Existe uma profusão de pesquisas demonstrando a centralidade que o assunto adquiriu na percepção do eleitorado. Violência é a maior preocupação dos brasileiros em relação ao país, segundo a Pesquisa Nacional de Vitimização e Segurança Pública realizada pela Quaest para a UFMG em 2023 e neste ano. O mesmo instituto vem medindo a avaliação da população quanto à atuação do governo Lula no tema da segurança. Dados de março mostram que ela é negativa para 38%, e apenas 25% a classificam como positiva.
Em geral, os governadores se saem melhor. O
Rio, no entanto, é uma exceção: levantamento também da Quaest em fevereiro
cravava 60% de rejeição à atuação do governador Cláudio Castro no assunto. A
operação de terça-feira, pela letalidade inédita e pela repercussão
internacional que alcançou, tem tudo para mexer os ponteiros dessa percepção
popular, e é isso que os governos avaliam para ditar cada um dos seus passos.
Disso decorrem contradições e omissões
deliberadas ou involuntárias, de lado a lado. Da parte do governo Lula, elas
são escancaradas. O presidente preferiu não se manifestar sobre uma operação
que levou a pelo menos 121 mortes.
Ainda ecoavam suas palavras no fim de semana,
quando classificou traficantes como “vítimas” de usuários durante viagem à
Malásia, e o temor de que produzisse outra frase ambígua ou abertamente
desastrosa brecou a intenção de que falasse. Lula se limitou a uma postagem
anódina nas redes sociais, em que não condenou a violência policial, frustrando
entidades de direitos humanos e parlamentares do PT e do PSOL.

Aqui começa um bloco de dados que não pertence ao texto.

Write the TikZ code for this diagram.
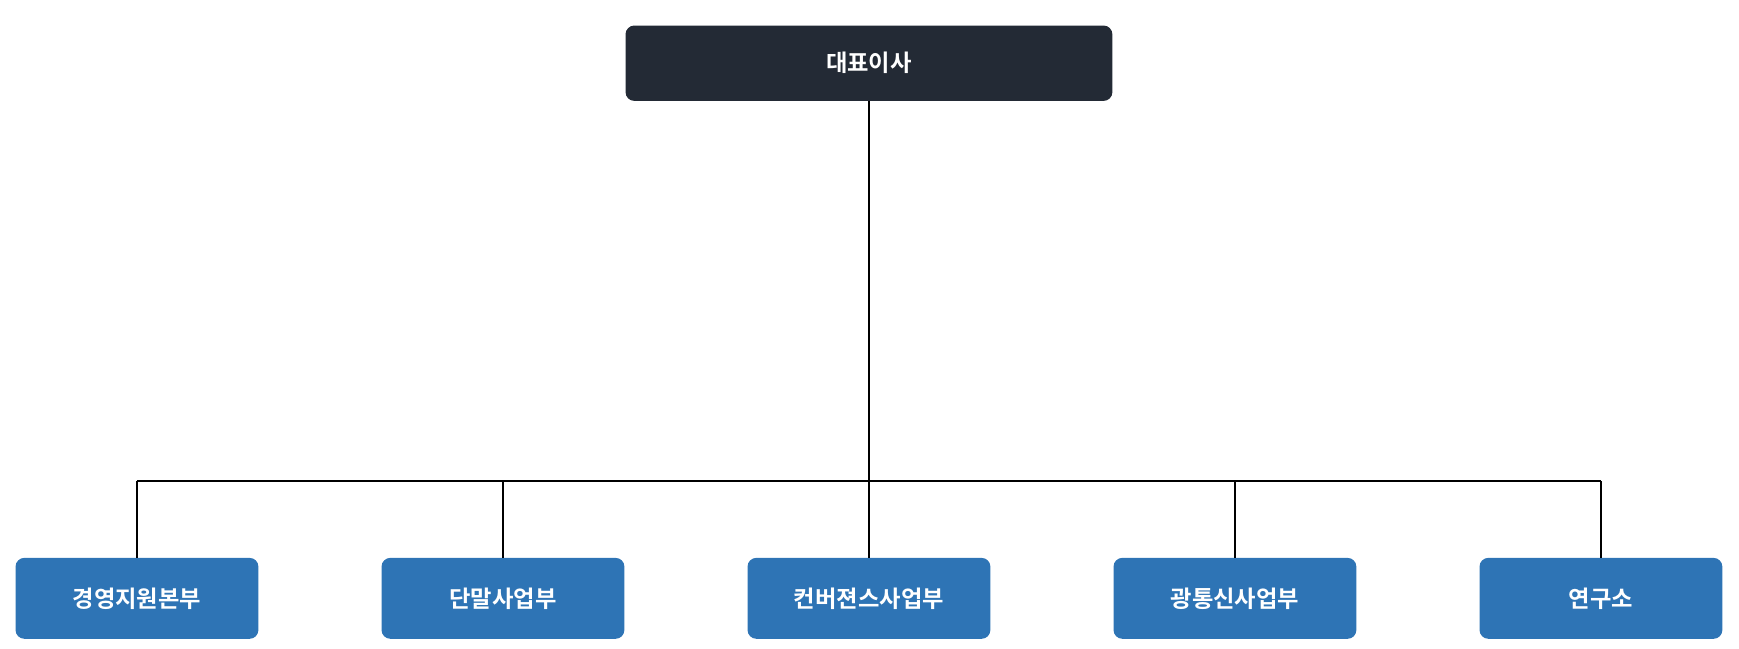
\documentclass[tikz,border=0pt]{standalone}
\usepackage{fontspec}
\newfontfamily\kr{Noto Sans CJK KR}[BoldFont={* Bold}]
\definecolor{topc}{HTML}{232A35}
\definecolor{boxc}{HTML}{2E74B5}
\begin{document}
\begin{tikzpicture}[x=1pt,y=-1pt,
  box/.style={draw=none,rounded corners=8pt,minimum width=219pt,minimum height=73pt,inner sep=0pt,font=\kr\bfseries\fontsize{21}{24}\selectfont,text=white},
  conn/.style={line width=2pt,black}]
\useasboundingbox (0,0) rectangle (1568,585);
\node[box,fill=topc,minimum width=439pt,minimum height=68pt] (ceo) at (783.5,57) {대표이사};
\node[box,fill=boxc] (a) at (123.5,539.5) {경영지원본부};
\node[box,fill=boxc] (b) at (453.5,539.5) {단말사업부};
\node[box,fill=boxc] (c) at (783.5,539.5) {컨버젼스사업부};
\node[box,fill=boxc] (d) at (1113.5,539.5) {광통신사업부};
\node[box,fill=boxc] (e) at (1443.5,539.5) {연구소};
\coordinate (bus) at (783.5,434);
\draw[conn] (ceo.south) -- (bus);
\draw[conn] (a.north |- bus) -- (e.north |- bus);
\foreach \n in {a,b,c,d,e} \draw[conn] (\n.north |- bus) -- (\n.north);
\end{tikzpicture}
\end{document}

A mesma retranca pautou o tom adotado pelo
ministro Ricardo Lewandowski, que, depois de uma visita cordial e cercada de
amabilidades a Cláudio Castro, chegou a ponto de dizer, em entrevista ao Estúdio i, da GloboNews, que a
operação era assunto “estritamente local”, para justificar a não colaboração da
Polícia Federal na ação.
Ora, se é assim, por que um escritório
compartilhado para atuar no enfrentamento do crime organizado? E como fica o
discurso central do governo Lula em relação à segurança, segundo o qual a
coordenação tem de ser nacional, uma vez que as facções criminosas não
respeitam mais fronteiras e têm atuação também fora do país?

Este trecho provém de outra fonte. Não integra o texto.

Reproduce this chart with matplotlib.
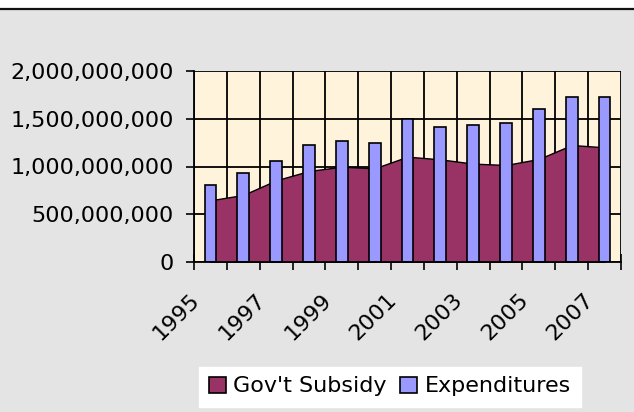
import matplotlib
matplotlib.use("Agg")
import matplotlib.pyplot as plt
import matplotlib.ticker as mticker
import matplotlib.transforms as mtransforms
from matplotlib.patches import Patch
import numpy as np

years = [1995, 1996, 1997, 1998, 1999, 2000, 2001, 2002, 2003, 2004, 2005, 2006, 2007]
subsidy = [646e6, 702e6, 855e6, 953e6, 998e6, 981e6, 1103e6, 1075e6, 1030e6, 1016e6, 1079e6, 1225e6, 1201e6]
expenditures = [810e6, 935e6, 1058e6, 1222e6, 1271e6, 1243e6, 1494e6, 1410e6, 1435e6, 1459e6, 1606e6, 1724e6, 1724e6]
yticks = [0, 500e6, 1000e6, 1500e6, 2000e6]
label_years = years[::2]

plt.rcParams['font.family'] = ['DejaVu Sans']

W, H = 634, 412
fig = plt.figure(figsize=(W / 100, H / 100), dpi=100)
fig.patch.set_facecolor('#E4E4E4')

# white band and black line at the very top
fig.patches.append(plt.Rectangle((0, 1 - 7.5 / H), 1, 7.5 / H, transform=fig.transFigure,
                                 facecolor='white', edgecolor='none', zorder=0))
fig.lines.append(plt.Line2D([0, 1], [1 - 8.5 / H, 1 - 8.5 / H], transform=fig.transFigure,
                            color='#111111', lw=1.6))

ax = fig.add_axes([194 / W, 1 - 262 / H, (621 - 194) / W, (262 - 71) / H])
ax.set_facecolor('#FFF3DC')

x = np.arange(len(years))
ax.fill_between(x, 0, subsidy, facecolor='#993366', edgecolor='black', linewidth=1.0, zorder=2)
ax.bar(x, expenditures, width=0.36, color='#9999FF', edgecolor='black', linewidth=1.2, zorder=3)

ax.set_xlim(-0.5, len(years) - 0.5)
ax.set_ylim(0, 2e9)
ax.set_yticks(yticks)
ax.yaxis.set_major_formatter(mticker.FuncFormatter(lambda v, p: f'{v:,.0f}'))
ax.tick_params(axis='y', direction='out', length=6, width=1.2, labelsize=16, pad=8.5)

ax.set_xticks(np.arange(-0.5, len(years), 1.0))
ax.set_xticklabels([])
ax.tick_params(axis='x', which='major', direction='inout', length=12, width=1.2)
lab_pos = [years.index(y) for y in label_years]
ax.set_xticks(lab_pos, minor=True)
ax.set_xticklabels([str(y) for y in label_years], minor=True, rotation=45, ha='right',
                   va='top', rotation_mode='anchor', fontsize=16)
ax.tick_params(axis='x', which='minor', length=0, pad=20)
offset = mtransforms.ScaledTranslation(-21 / 100, 0, fig.dpi_scale_trans)
for lbl in ax.get_xticklabels(minor=True):
    lbl.set_transform(lbl.get_transform() + offset)

ax.set_axisbelow(True)
ax.grid(True, which='major', axis='both', color='black', linewidth=1.3)
for s in ['top', 'right']:
    ax.spines[s].set_visible(False)
for s in ['left', 'bottom']:
    ax.spines[s].set_linewidth(1.3)
    ax.spines[s].set_zorder(5)

handles = [Patch(facecolor='#993366', edgecolor='black', linewidth=1.2, label="Gov't Subsidy"),
           Patch(facecolor='#9999FF', edgecolor='black', linewidth=1.2, label='Expenditures')]
leg = fig.legend(handles=handles, loc='center', bbox_to_anchor=(390 / W, 1 - 386.5 / H),
                 ncol=2, fontsize=16, frameon=True, fancybox=False, handlelength=0.75,
                 handleheight=0.75, handletextpad=0.35, columnspacing=0.6, borderpad=0.45,
                 borderaxespad=0)
leg.get_frame().set_facecolor('white')
leg.get_frame().set_edgecolor('white')
leg.get_frame().set_alpha(1)

fig.savefig('out.png', dpi=100, facecolor=fig.get_facecolor())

Tanta cautela decorre da percepção, a ser
ainda confirmada em pesquisas, de que a ação na Zona Norte do Rio, com toda a
sua ferocidade e com diversos questionamentos possíveis dos pontos de vista
legal, operacional, de logística e humanitário, contou com apoio de largo
espectro da população do Rio e do resto do Brasil.

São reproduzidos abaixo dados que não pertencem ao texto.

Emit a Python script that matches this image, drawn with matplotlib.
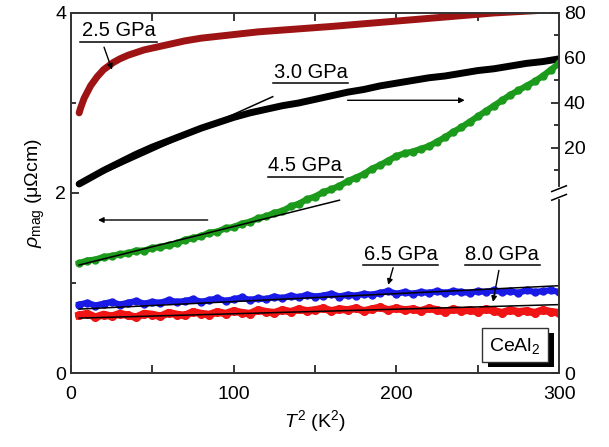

Isso — aliado ao conhecimento de que o
governo ainda não tem um portfólio de ações concretas para mostrar que prioriza
o combate ao crime e não está mais preso ao discurso tradicional da esquerda de
só abordar o tema da segurança sob a égide dos direitos humanos e das medidas
socioeducativas — fez com que os estrategistas de Lula recomendassem evitar que
a crise do Rio caísse no seu colo.
Para tentar começar a construir seu discurso
de campanha, o petista arranha um contraponto a ações como a de terça-feira com
a Operação Carbono Oculto, repetindo o mantra de que ela causou dano
considerável ao PCC sem “derramar uma gota de sangue”. Parece pouco para
reverter a percepção negativa das pesquisas, reforçada por declarações como a
dos traficantes-vítimas.
A megaoperação no Rio reaglutinou a direita e
pode ser um obstáculo à fase de recuperação que Lula vinha exibindo desde que
encaixou o discurso da soberania para responder ao tarifaço de Donald Trump.